**Dataset items**
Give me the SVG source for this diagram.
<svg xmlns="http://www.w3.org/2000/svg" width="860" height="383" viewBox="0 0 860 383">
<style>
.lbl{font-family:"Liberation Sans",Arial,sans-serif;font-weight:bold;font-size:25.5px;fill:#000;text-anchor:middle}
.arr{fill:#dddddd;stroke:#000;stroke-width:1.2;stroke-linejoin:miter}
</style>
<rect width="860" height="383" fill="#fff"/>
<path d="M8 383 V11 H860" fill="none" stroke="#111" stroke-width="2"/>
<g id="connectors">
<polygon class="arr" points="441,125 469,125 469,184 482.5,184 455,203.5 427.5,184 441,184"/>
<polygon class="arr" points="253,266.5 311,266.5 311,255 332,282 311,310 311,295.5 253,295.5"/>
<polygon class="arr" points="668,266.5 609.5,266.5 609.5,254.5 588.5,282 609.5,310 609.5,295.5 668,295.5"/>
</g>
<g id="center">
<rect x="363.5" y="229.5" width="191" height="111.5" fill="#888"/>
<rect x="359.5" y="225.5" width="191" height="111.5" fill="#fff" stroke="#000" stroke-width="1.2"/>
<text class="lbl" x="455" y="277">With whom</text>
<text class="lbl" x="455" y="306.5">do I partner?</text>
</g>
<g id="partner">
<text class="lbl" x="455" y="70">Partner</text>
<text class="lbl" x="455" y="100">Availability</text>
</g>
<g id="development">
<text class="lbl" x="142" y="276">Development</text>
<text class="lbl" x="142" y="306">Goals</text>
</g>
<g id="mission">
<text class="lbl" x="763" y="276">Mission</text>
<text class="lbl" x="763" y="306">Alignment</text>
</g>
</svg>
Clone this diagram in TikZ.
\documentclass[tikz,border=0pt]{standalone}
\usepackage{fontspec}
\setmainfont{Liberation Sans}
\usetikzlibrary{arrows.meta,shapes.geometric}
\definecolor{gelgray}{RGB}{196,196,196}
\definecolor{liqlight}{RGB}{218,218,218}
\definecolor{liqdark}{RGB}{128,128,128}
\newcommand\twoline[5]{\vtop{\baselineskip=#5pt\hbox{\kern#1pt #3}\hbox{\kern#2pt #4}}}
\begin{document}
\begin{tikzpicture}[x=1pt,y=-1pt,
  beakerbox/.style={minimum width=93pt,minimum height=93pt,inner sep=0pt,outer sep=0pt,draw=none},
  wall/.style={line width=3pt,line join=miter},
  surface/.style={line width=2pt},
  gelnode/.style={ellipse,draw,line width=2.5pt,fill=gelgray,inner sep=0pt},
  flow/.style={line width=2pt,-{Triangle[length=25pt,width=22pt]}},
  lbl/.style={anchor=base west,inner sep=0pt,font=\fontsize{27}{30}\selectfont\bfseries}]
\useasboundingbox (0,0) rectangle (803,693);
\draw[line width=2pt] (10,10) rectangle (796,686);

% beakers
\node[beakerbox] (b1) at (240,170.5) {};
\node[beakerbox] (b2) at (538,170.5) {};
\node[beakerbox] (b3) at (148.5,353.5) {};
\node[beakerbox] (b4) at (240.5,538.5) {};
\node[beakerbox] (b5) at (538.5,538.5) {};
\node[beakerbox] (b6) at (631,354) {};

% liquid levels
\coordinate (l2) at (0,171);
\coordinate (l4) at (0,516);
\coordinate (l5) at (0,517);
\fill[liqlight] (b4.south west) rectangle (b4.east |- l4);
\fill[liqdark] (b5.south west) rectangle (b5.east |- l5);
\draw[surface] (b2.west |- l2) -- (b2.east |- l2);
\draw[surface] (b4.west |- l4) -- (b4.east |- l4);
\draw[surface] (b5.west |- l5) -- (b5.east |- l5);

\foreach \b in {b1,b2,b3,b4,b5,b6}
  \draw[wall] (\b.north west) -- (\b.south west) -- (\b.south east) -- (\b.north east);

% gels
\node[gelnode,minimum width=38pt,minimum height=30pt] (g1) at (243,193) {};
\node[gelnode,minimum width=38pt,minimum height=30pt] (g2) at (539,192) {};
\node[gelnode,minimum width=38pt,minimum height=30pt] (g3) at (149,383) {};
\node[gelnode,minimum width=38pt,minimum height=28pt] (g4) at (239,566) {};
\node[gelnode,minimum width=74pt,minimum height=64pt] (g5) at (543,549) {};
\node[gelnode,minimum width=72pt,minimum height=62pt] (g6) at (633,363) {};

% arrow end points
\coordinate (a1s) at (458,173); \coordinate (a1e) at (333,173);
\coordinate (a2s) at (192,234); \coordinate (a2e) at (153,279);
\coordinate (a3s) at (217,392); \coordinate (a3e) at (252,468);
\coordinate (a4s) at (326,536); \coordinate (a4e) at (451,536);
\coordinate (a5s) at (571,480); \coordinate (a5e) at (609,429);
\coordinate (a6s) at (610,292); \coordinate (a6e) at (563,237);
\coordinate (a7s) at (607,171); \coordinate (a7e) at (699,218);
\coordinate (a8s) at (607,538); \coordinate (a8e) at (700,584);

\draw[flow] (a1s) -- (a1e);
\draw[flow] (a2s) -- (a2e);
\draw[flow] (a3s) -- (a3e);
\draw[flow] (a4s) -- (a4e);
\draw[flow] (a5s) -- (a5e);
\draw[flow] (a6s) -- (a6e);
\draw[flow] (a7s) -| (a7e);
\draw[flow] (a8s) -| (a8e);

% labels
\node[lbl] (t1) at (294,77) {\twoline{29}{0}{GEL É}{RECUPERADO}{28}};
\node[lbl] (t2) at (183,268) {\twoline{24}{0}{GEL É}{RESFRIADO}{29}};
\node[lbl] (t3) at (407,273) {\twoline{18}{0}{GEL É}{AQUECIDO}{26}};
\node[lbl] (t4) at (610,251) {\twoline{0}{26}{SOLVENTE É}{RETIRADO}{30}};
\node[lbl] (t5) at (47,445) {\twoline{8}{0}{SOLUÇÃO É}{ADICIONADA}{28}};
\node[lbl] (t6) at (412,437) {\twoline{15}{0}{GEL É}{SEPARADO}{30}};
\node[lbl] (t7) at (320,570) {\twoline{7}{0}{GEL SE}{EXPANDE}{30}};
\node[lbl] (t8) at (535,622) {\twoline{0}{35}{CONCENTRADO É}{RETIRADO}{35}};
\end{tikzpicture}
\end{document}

**PROBLEM TO SOLVE**
Copy out the material word for word and line for line.

**EXERCISE RESULT**
Give me the SVG source for this diagram.
<svg xmlns="http://www.w3.org/2000/svg" width="860" height="383" viewBox="0 0 860 383">
<style>
.lbl{font-family:"Liberation Sans",Arial,sans-serif;font-weight:bold;font-size:25.5px;fill:#000;text-anchor:middle}
.arr{fill:#dddddd;stroke:#000;stroke-width:1.2;stroke-linejoin:miter}
</style>
<rect width="860" height="383" fill="#fff"/>
<path d="M8 383 V11 H860" fill="none" stroke="#111" stroke-width="2"/>
<g id="connectors">
<polygon class="arr" points="441,125 469,125 469,184 482.5,184 455,203.5 427.5,184 441,184"/>
<polygon class="arr" points="253,266.5 311,266.5 311,255 332,282 311,310 311,295.5 253,295.5"/>
<polygon class="arr" points="668,266.5 609.5,266.5 609.5,254.5 588.5,282 609.5,310 609.5,295.5 668,295.5"/>
</g>
<g id="center">
<rect x="363.5" y="229.5" width="191" height="111.5" fill="#888"/>
<rect x="359.5" y="225.5" width="191" height="111.5" fill="#fff" stroke="#000" stroke-width="1.2"/>
<text class="lbl" x="455" y="277">With whom</text>
<text class="lbl" x="455" y="306.5">do I partner?</text>
</g>
<g id="partner">
<text class="lbl" x="455" y="70">Partner</text>
<text class="lbl" x="455" y="100">Availability</text>
</g>
<g id="development">
<text class="lbl" x="142" y="276">Development</text>
<text class="lbl" x="142" y="306">Goals</text>
</g>
<g id="mission">
<text class="lbl" x="763" y="276">Mission</text>
<text class="lbl" x="763" y="306">Alignment</text>
</g>
</svg>
Clone this diagram in TikZ.
\documentclass[tikz,border=0pt]{standalone}
\usepackage{fontspec}
\setmainfont{Liberation Sans}
\usetikzlibrary{arrows.meta,shapes.geometric}
\definecolor{gelgray}{RGB}{196,196,196}
\definecolor{liqlight}{RGB}{218,218,218}
\definecolor{liqdark}{RGB}{128,128,128}
\newcommand\twoline[5]{\vtop{\baselineskip=#5pt\hbox{\kern#1pt #3}\hbox{\kern#2pt #4}}}
\begin{document}
\begin{tikzpicture}[x=1pt,y=-1pt,
  beakerbox/.style={minimum width=93pt,minimum height=93pt,inner sep=0pt,outer sep=0pt,draw=none},
  wall/.style={line width=3pt,line join=miter},
  surface/.style={line width=2pt},
  gelnode/.style={ellipse,draw,line width=2.5pt,fill=gelgray,inner sep=0pt},
  flow/.style={line width=2pt,-{Triangle[length=25pt,width=22pt]}},
  lbl/.style={anchor=base west,inner sep=0pt,font=\fontsize{27}{30}\selectfont\bfseries}]
\useasboundingbox (0,0) rectangle (803,693);
\draw[line width=2pt] (10,10) rectangle (796,686);

% beakers
\node[beakerbox] (b1) at (240,170.5) {};
\node[beakerbox] (b2) at (538,170.5) {};
\node[beakerbox] (b3) at (148.5,353.5) {};
\node[beakerbox] (b4) at (240.5,538.5) {};
\node[beakerbox] (b5) at (538.5,538.5) {};
\node[beakerbox] (b6) at (631,354) {};

% liquid levels
\coordinate (l2) at (0,171);
\coordinate (l4) at (0,516);
\coordinate (l5) at (0,517);
\fill[liqlight] (b4.south west) rectangle (b4.east |- l4);
\fill[liqdark] (b5.south west) rectangle (b5.east |- l5);
\draw[surface] (b2.west |- l2) -- (b2.east |- l2);
\draw[surface] (b4.west |- l4) -- (b4.east |- l4);
\draw[surface] (b5.west |- l5) -- (b5.east |- l5);

\foreach \b in {b1,b2,b3,b4,b5,b6}
  \draw[wall] (\b.north west) -- (\b.south west) -- (\b.south east) -- (\b.north east);

% gels
\node[gelnode,minimum width=38pt,minimum height=30pt] (g1) at (243,193) {};
\node[gelnode,minimum width=38pt,minimum height=30pt] (g2) at (539,192) {};
\node[gelnode,minimum width=38pt,minimum height=30pt] (g3) at (149,383) {};
\node[gelnode,minimum width=38pt,minimum height=28pt] (g4) at (239,566) {};
\node[gelnode,minimum width=74pt,minimum height=64pt] (g5) at (543,549) {};
\node[gelnode,minimum width=72pt,minimum height=62pt] (g6) at (633,363) {};

% arrow end points
\coordinate (a1s) at (458,173); \coordinate (a1e) at (333,173);
\coordinate (a2s) at (192,234); \coordinate (a2e) at (153,279);
\coordinate (a3s) at (217,392); \coordinate (a3e) at (252,468);
\coordinate (a4s) at (326,536); \coordinate (a4e) at (451,536);
\coordinate (a5s) at (571,480); \coordinate (a5e) at (609,429);
\coordinate (a6s) at (610,292); \coordinate (a6e) at (563,237);
\coordinate (a7s) at (607,171); \coordinate (a7e) at (699,218);
\coordinate (a8s) at (607,538); \coordinate (a8e) at (700,584);

\draw[flow] (a1s) -- (a1e);
\draw[flow] (a2s) -- (a2e);
\draw[flow] (a3s) -- (a3e);
\draw[flow] (a4s) -- (a4e);
\draw[flow] (a5s) -- (a5e);
\draw[flow] (a6s) -- (a6e);
\draw[flow] (a7s) -| (a7e);
\draw[flow] (a8s) -| (a8e);

% labels
\node[lbl] (t1) at (294,77) {\twoline{29}{0}{GEL É}{RECUPERADO}{28}};
\node[lbl] (t2) at (183,268) {\twoline{24}{0}{GEL É}{RESFRIADO}{29}};
\node[lbl] (t3) at (407,273) {\twoline{18}{0}{GEL É}{AQUECIDO}{26}};
\node[lbl] (t4) at (610,251) {\twoline{0}{26}{SOLVENTE É}{RETIRADO}{30}};
\node[lbl] (t5) at (47,445) {\twoline{8}{0}{SOLUÇÃO É}{ADICIONADA}{28}};
\node[lbl] (t6) at (412,437) {\twoline{15}{0}{GEL É}{SEPARADO}{30}};
\node[lbl] (t7) at (320,570) {\twoline{7}{0}{GEL SE}{EXPANDE}{30}};
\node[lbl] (t8) at (535,622) {\twoline{0}{35}{CONCENTRADO É}{RETIRADO}{35}};
\end{tikzpicture}
\end{document}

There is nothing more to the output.